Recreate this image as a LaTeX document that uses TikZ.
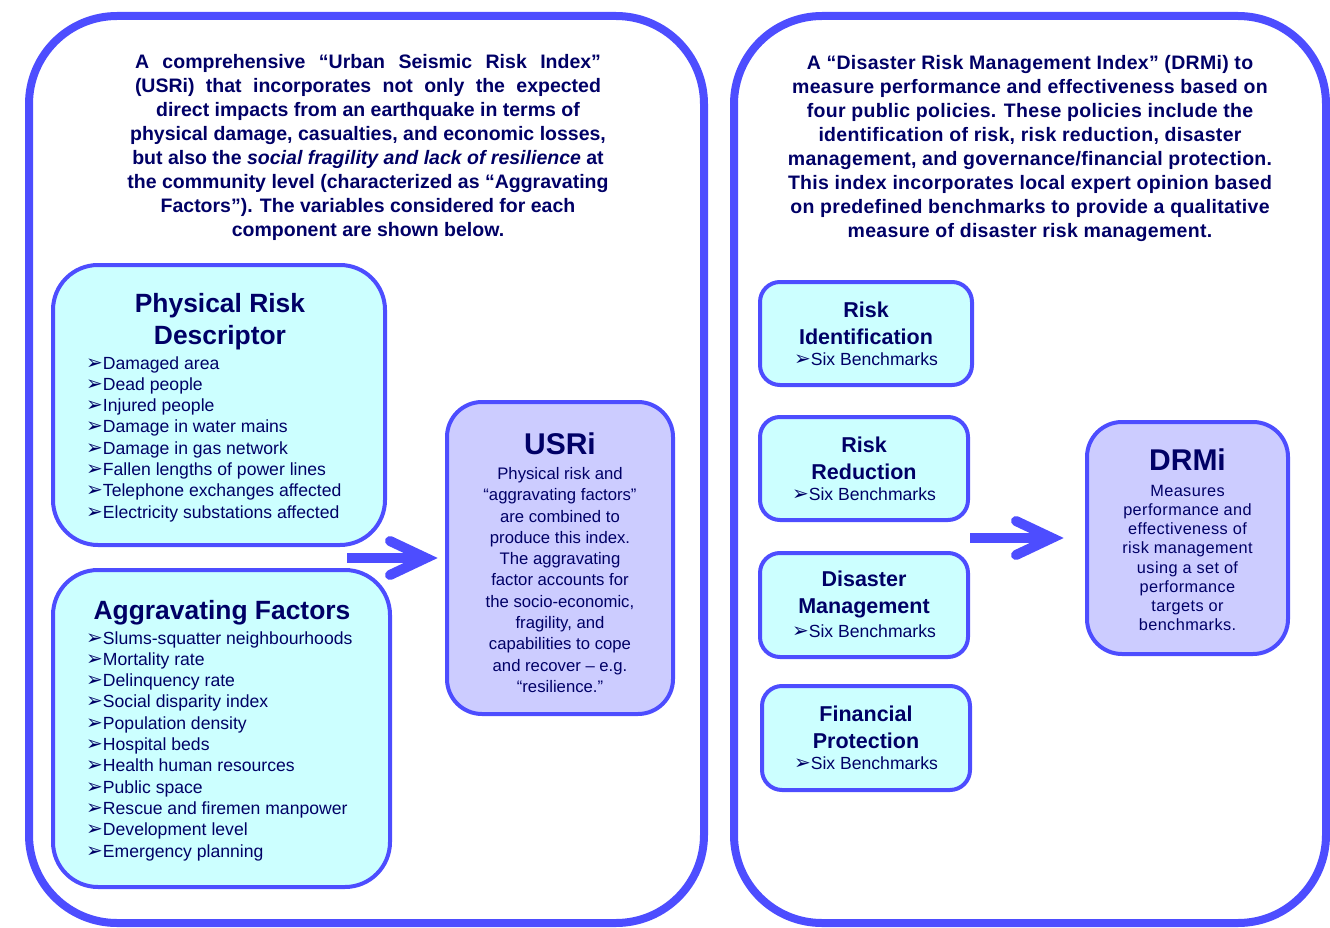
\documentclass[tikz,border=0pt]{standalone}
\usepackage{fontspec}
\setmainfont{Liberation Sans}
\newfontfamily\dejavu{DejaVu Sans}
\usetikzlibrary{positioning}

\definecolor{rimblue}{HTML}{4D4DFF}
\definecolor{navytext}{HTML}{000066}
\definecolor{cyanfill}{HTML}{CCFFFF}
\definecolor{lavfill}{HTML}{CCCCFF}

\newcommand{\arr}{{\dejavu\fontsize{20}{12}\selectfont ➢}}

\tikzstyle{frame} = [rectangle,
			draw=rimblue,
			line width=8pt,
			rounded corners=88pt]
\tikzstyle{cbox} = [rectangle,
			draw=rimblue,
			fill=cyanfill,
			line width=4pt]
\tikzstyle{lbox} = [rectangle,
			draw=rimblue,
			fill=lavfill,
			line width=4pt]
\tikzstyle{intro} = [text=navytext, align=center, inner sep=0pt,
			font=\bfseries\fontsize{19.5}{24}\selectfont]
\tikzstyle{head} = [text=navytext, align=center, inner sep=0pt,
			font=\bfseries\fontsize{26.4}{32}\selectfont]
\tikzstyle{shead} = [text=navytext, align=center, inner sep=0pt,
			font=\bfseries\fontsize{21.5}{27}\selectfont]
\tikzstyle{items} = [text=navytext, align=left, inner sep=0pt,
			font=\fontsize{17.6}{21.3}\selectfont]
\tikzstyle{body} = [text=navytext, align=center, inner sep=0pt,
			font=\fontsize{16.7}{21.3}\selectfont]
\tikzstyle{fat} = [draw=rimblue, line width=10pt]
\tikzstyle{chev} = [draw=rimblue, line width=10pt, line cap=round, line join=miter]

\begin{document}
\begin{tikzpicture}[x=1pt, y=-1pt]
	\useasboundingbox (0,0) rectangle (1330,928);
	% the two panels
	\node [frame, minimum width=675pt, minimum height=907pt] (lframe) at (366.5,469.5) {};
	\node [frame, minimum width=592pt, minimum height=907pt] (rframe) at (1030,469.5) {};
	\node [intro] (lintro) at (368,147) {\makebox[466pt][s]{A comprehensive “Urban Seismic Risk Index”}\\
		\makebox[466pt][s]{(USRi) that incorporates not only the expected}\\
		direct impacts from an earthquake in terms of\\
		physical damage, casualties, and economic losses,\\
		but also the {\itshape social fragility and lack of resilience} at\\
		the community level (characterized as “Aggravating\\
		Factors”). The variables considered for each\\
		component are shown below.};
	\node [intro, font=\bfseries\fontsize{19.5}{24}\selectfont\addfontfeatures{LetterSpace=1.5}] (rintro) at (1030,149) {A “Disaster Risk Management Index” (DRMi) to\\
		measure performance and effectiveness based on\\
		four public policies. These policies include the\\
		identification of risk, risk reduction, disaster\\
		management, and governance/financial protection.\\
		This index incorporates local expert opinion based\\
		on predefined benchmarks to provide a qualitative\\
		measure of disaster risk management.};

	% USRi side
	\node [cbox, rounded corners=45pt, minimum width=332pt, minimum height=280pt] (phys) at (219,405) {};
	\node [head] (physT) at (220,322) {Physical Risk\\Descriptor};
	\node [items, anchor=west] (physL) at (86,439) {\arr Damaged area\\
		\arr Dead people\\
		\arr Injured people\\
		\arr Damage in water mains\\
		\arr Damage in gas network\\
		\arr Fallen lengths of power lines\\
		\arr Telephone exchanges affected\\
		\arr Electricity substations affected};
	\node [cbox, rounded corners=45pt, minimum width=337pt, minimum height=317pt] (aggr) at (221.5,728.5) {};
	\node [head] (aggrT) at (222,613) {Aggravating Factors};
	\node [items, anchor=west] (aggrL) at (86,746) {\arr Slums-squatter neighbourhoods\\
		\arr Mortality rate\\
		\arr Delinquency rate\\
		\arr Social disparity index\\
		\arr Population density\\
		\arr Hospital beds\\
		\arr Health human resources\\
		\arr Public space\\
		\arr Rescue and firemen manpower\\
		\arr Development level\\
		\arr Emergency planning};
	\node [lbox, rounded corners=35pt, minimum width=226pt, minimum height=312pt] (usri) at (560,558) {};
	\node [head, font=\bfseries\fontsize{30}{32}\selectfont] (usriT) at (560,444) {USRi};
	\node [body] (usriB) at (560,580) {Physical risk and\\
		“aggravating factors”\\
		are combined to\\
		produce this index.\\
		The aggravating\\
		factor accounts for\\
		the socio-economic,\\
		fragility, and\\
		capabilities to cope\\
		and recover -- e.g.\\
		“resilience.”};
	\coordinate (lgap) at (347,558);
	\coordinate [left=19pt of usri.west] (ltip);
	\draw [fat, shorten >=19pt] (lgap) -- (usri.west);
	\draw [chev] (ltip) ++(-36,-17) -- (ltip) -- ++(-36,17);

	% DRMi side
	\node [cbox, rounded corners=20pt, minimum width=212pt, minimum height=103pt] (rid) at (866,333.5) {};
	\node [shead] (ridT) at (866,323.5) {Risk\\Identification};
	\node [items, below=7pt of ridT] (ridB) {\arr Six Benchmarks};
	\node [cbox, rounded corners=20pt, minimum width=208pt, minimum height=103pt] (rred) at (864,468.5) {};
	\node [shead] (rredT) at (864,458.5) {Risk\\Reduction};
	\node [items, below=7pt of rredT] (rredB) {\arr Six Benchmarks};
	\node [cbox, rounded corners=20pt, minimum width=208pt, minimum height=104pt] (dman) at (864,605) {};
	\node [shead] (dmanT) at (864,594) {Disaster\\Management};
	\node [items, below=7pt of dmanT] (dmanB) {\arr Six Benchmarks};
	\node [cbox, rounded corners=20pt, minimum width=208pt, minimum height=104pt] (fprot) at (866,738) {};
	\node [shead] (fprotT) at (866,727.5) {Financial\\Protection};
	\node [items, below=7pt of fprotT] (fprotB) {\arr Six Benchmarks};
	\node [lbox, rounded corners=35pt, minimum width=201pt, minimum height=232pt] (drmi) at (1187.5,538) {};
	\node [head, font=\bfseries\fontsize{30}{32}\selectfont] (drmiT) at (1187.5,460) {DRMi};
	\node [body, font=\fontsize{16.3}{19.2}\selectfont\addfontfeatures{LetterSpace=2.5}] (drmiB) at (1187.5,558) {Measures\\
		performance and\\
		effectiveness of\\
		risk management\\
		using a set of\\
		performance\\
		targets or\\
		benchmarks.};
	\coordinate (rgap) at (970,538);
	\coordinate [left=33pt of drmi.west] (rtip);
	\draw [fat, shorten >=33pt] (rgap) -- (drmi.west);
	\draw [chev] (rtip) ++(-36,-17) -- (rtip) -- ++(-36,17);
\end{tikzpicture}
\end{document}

[TASK BRIEF] Retype the data above exactly; pictures are not part of the copy.

[FINAL RESULT]
Recreate this image as a LaTeX document that uses TikZ.
\documentclass[tikz,border=0pt]{standalone}
\usepackage{fontspec}
\setmainfont{Liberation Sans}
\newfontfamily\dejavu{DejaVu Sans}
\usetikzlibrary{positioning}

\definecolor{rimblue}{HTML}{4D4DFF}
\definecolor{navytext}{HTML}{000066}
\definecolor{cyanfill}{HTML}{CCFFFF}
\definecolor{lavfill}{HTML}{CCCCFF}

\newcommand{\arr}{{\dejavu\fontsize{20}{12}\selectfont ➢}}

\tikzstyle{frame} = [rectangle,
			draw=rimblue,
			line width=8pt,
			rounded corners=88pt]
\tikzstyle{cbox} = [rectangle,
			draw=rimblue,
			fill=cyanfill,
			line width=4pt]
\tikzstyle{lbox} = [rectangle,
			draw=rimblue,
			fill=lavfill,
			line width=4pt]
\tikzstyle{intro} = [text=navytext, align=center, inner sep=0pt,
			font=\bfseries\fontsize{19.5}{24}\selectfont]
\tikzstyle{head} = [text=navytext, align=center, inner sep=0pt,
			font=\bfseries\fontsize{26.4}{32}\selectfont]
\tikzstyle{shead} = [text=navytext, align=center, inner sep=0pt,
			font=\bfseries\fontsize{21.5}{27}\selectfont]
\tikzstyle{items} = [text=navytext, align=left, inner sep=0pt,
			font=\fontsize{17.6}{21.3}\selectfont]
\tikzstyle{body} = [text=navytext, align=center, inner sep=0pt,
			font=\fontsize{16.7}{21.3}\selectfont]
\tikzstyle{fat} = [draw=rimblue, line width=10pt]
\tikzstyle{chev} = [draw=rimblue, line width=10pt, line cap=round, line join=miter]

\begin{document}
\begin{tikzpicture}[x=1pt, y=-1pt]
	\useasboundingbox (0,0) rectangle (1330,928);
	% the two panels
	\node [frame, minimum width=675pt, minimum height=907pt] (lframe) at (366.5,469.5) {};
	\node [frame, minimum width=592pt, minimum height=907pt] (rframe) at (1030,469.5) {};
	\node [intro] (lintro) at (368,147) {\makebox[466pt][s]{A comprehensive “Urban Seismic Risk Index”}\\
		\makebox[466pt][s]{(USRi) that incorporates not only the expected}\\
		direct impacts from an earthquake in terms of\\
		physical damage, casualties, and economic losses,\\
		but also the {\itshape social fragility and lack of resilience} at\\
		the community level (characterized as “Aggravating\\
		Factors”). The variables considered for each\\
		component are shown below.};
	\node [intro, font=\bfseries\fontsize{19.5}{24}\selectfont\addfontfeatures{LetterSpace=1.5}] (rintro) at (1030,149) {A “Disaster Risk Management Index” (DRMi) to\\
		measure performance and effectiveness based on\\
		four public policies. These policies include the\\
		identification of risk, risk reduction, disaster\\
		management, and governance/financial protection.\\
		This index incorporates local expert opinion based\\
		on predefined benchmarks to provide a qualitative\\
		measure of disaster risk management.};

	% USRi side
	\node [cbox, rounded corners=45pt, minimum width=332pt, minimum height=280pt] (phys) at (219,405) {};
	\node [head] (physT) at (220,322) {Physical Risk\\Descriptor};
	\node [items, anchor=west] (physL) at (86,439) {\arr Damaged area\\
		\arr Dead people\\
		\arr Injured people\\
		\arr Damage in water mains\\
		\arr Damage in gas network\\
		\arr Fallen lengths of power lines\\
		\arr Telephone exchanges affected\\
		\arr Electricity substations affected};
	\node [cbox, rounded corners=45pt, minimum width=337pt, minimum height=317pt] (aggr) at (221.5,728.5) {};
	\node [head] (aggrT) at (222,613) {Aggravating Factors};
	\node [items, anchor=west] (aggrL) at (86,746) {\arr Slums-squatter neighbourhoods\\
		\arr Mortality rate\\
		\arr Delinquency rate\\
		\arr Social disparity index\\
		\arr Population density\\
		\arr Hospital beds\\
		\arr Health human resources\\
		\arr Public space\\
		\arr Rescue and firemen manpower\\
		\arr Development level\\
		\arr Emergency planning};
	\node [lbox, rounded corners=35pt, minimum width=226pt, minimum height=312pt] (usri) at (560,558) {};
	\node [head, font=\bfseries\fontsize{30}{32}\selectfont] (usriT) at (560,444) {USRi};
	\node [body] (usriB) at (560,580) {Physical risk and\\
		“aggravating factors”\\
		are combined to\\
		produce this index.\\
		The aggravating\\
		factor accounts for\\
		the socio-economic,\\
		fragility, and\\
		capabilities to cope\\
		and recover -- e.g.\\
		“resilience.”};
	\coordinate (lgap) at (347,558);
	\coordinate [left=19pt of usri.west] (ltip);
	\draw [fat, shorten >=19pt] (lgap) -- (usri.west);
	\draw [chev] (ltip) ++(-36,-17) -- (ltip) -- ++(-36,17);

	% DRMi side
	\node [cbox, rounded corners=20pt, minimum width=212pt, minimum height=103pt] (rid) at (866,333.5) {};
	\node [shead] (ridT) at (866,323.5) {Risk\\Identification};
	\node [items, below=7pt of ridT] (ridB) {\arr Six Benchmarks};
	\node [cbox, rounded corners=20pt, minimum width=208pt, minimum height=103pt] (rred) at (864,468.5) {};
	\node [shead] (rredT) at (864,458.5) {Risk\\Reduction};
	\node [items, below=7pt of rredT] (rredB) {\arr Six Benchmarks};
	\node [cbox, rounded corners=20pt, minimum width=208pt, minimum height=104pt] (dman) at (864,605) {};
	\node [shead] (dmanT) at (864,594) {Disaster\\Management};
	\node [items, below=7pt of dmanT] (dmanB) {\arr Six Benchmarks};
	\node [cbox, rounded corners=20pt, minimum width=208pt, minimum height=104pt] (fprot) at (866,738) {};
	\node [shead] (fprotT) at (866,727.5) {Financial\\Protection};
	\node [items, below=7pt of fprotT] (fprotB) {\arr Six Benchmarks};
	\node [lbox, rounded corners=35pt, minimum width=201pt, minimum height=232pt] (drmi) at (1187.5,538) {};
	\node [head, font=\bfseries\fontsize{30}{32}\selectfont] (drmiT) at (1187.5,460) {DRMi};
	\node [body, font=\fontsize{16.3}{19.2}\selectfont\addfontfeatures{LetterSpace=2.5}] (drmiB) at (1187.5,558) {Measures\\
		performance and\\
		effectiveness of\\
		risk management\\
		using a set of\\
		performance\\
		targets or\\
		benchmarks.};
	\coordinate (rgap) at (970,538);
	\coordinate [left=33pt of drmi.west] (rtip);
	\draw [fat, shorten >=33pt] (rgap) -- (drmi.west);
	\draw [chev] (rtip) ++(-36,-17) -- (rtip) -- ++(-36,17);
\end{tikzpicture}
\end{document}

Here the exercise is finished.